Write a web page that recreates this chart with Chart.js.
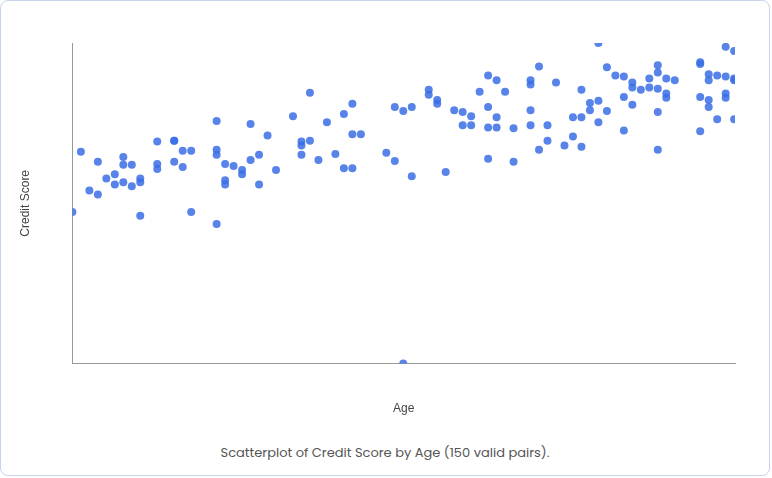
<!DOCTYPE html>
<html><head><meta charset="utf-8">
<script src="https://cdn.jsdelivr.net/npm/chart.js@4"></script>
<style>
html,body{margin:0;padding:0;background:#fff;font-family:Poppins,"Open Sans",sans-serif;}
#card{position:absolute;left:0;top:0;width:770px;height:476px;border:1px solid #c9d3ec;border-radius:8px;box-sizing:border-box;}
#wrap{position:absolute;left:0;top:0;width:770px;height:430px;}
#cap{position:absolute;left:0;width:770px;top:443px;text-align:center;font-size:13px;color:#555;}
</style></head><body>
<div id="card"></div>
<div id="wrap"><canvas id="c"></canvas></div>
<div id="cap">Scatterplot of Credit Score by Age (150 valid pairs).</div>
<script>
const ages=[18,19,20,21,21,22,23,23,24,24,24,25,25,26,26,26,28,28,28,30,30,30,31,31,32,32,35,35,35,35,36,36,36,37,38,38,39,39,40,40,41,42,44,45,45,45,46,46,47,48,49,50,50,51,51,51,52,55,56,56,57,57,58,58,60,60,61,61,62,63,64,64,65,65,66,67,67,67,67,68,68,68,69,70,70,72,72,72,72,73,73,74,74,75,76,77,77,78,78,78,79,79,80,80,80,81,81,82,83,83,83,84,84,84,85,86,86,87,87,87,87,87,88,88,88,89,92,92,92,92,93,93,93,93,94,94,95,95,95,95,96,96,96,96];
const scores=[402,562,459,535,448,491,502,475,548,527,481,527,470,491,481,392,589,529,516,591,591,535,564,521,564,402,643,567,554,370,529,486,475,524,513,502,635,540,554,475,605,513,656,589,578,554,718,591,540,640,556,662,518,689,608,518,608,559,680,537,670,0,680,497,726,713,699,689,508,672,667,632,656,632,721,764,680,626,543,751,653,626,721,624,535,751,740,672,632,788,567,632,591,745,578,653,602,726,653,575,691,672,850,697,640,786,670,764,761,707,618,745,732,686,726,756,732,791,772,729,667,567,756,716,705,751,799,794,707,616,767,751,699,680,764,648,840,761,716,705,829,756,751,648];
const pts=ages.map((a,i)=>({x:a,y:scores[i]}));
new Chart(document.getElementById('c'),{type:'scatter',
data:{datasets:[{data:pts,backgroundColor:'rgba(59,110,230,0.85)',borderWidth:0,pointRadius:4,pointHoverRadius:4}]},
options:{responsive:true,maintainAspectRatio:false,animation:false,
layout:{padding:{left:14,right:35,top:43,bottom:10}},
plugins:{legend:{display:false},tooltip:{enabled:false}},
scales:{
x:{type:'linear',min:18,max:96.1,ticks:{display:false},grid:{display:false,drawTicks:false},border:{display:true,color:'#999'},
 title:{display:true,text:'Age',color:'#444',font:{size:12},padding:{top:38}}},
y:{min:0,max:850,ticks:{display:false},grid:{display:false,drawTicks:false},border:{display:true,color:'#999'},
 title:{display:true,text:'Credit Score',color:'#444',font:{size:12},padding:{bottom:40}}}
}}});
</script></body></html>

Request: All of the material above should be reproduced exactly, except the pictures.

The result:
Write a web page that recreates this chart with Chart.js.
<!DOCTYPE html>
<html><head><meta charset="utf-8">
<script src="https://cdn.jsdelivr.net/npm/chart.js@4"></script>
<style>
html,body{margin:0;padding:0;background:#fff;font-family:Poppins,"Open Sans",sans-serif;}
#card{position:absolute;left:0;top:0;width:770px;height:476px;border:1px solid #c9d3ec;border-radius:8px;box-sizing:border-box;}
#wrap{position:absolute;left:0;top:0;width:770px;height:430px;}
#cap{position:absolute;left:0;width:770px;top:443px;text-align:center;font-size:13px;color:#555;}
</style></head><body>
<div id="card"></div>
<div id="wrap"><canvas id="c"></canvas></div>
<div id="cap">Scatterplot of Credit Score by Age (150 valid pairs).</div>
<script>
const ages=[18,19,20,21,21,22,23,23,24,24,24,25,25,26,26,26,28,28,28,30,30,30,31,31,32,32,35,35,35,35,36,36,36,37,38,38,39,39,40,40,41,42,44,45,45,45,46,46,47,48,49,50,50,51,51,51,52,55,56,56,57,57,58,58,60,60,61,61,62,63,64,64,65,65,66,67,67,67,67,68,68,68,69,70,70,72,72,72,72,73,73,74,74,75,76,77,77,78,78,78,79,79,80,80,80,81,81,82,83,83,83,84,84,84,85,86,86,87,87,87,87,87,88,88,88,89,92,92,92,92,93,93,93,93,94,94,95,95,95,95,96,96,96,96];
const scores=[402,562,459,535,448,491,502,475,548,527,481,527,470,491,481,392,589,529,516,591,591,535,564,521,564,402,643,567,554,370,529,486,475,524,513,502,635,540,554,475,605,513,656,589,578,554,718,591,540,640,556,662,518,689,608,518,608,559,680,537,670,0,680,497,726,713,699,689,508,672,667,632,656,632,721,764,680,626,543,751,653,626,721,624,535,751,740,672,632,788,567,632,591,745,578,653,602,726,653,575,691,672,850,697,640,786,670,764,761,707,618,745,732,686,726,756,732,791,772,729,667,567,756,716,705,751,799,794,707,616,767,751,699,680,764,648,840,761,716,705,829,756,751,648];
const pts=ages.map((a,i)=>({x:a,y:scores[i]}));
new Chart(document.getElementById('c'),{type:'scatter',
data:{datasets:[{data:pts,backgroundColor:'rgba(59,110,230,0.85)',borderWidth:0,pointRadius:4,pointHoverRadius:4}]},
options:{responsive:true,maintainAspectRatio:false,animation:false,
layout:{padding:{left:14,right:35,top:43,bottom:10}},
plugins:{legend:{display:false},tooltip:{enabled:false}},
scales:{
x:{type:'linear',min:18,max:96.1,ticks:{display:false},grid:{display:false,drawTicks:false},border:{display:true,color:'#999'},
 title:{display:true,text:'Age',color:'#444',font:{size:12},padding:{top:38}}},
y:{min:0,max:850,ticks:{display:false},grid:{display:false,drawTicks:false},border:{display:true,color:'#999'},
 title:{display:true,text:'Credit Score',color:'#444',font:{size:12},padding:{bottom:40}}}
}}});
</script></body></html>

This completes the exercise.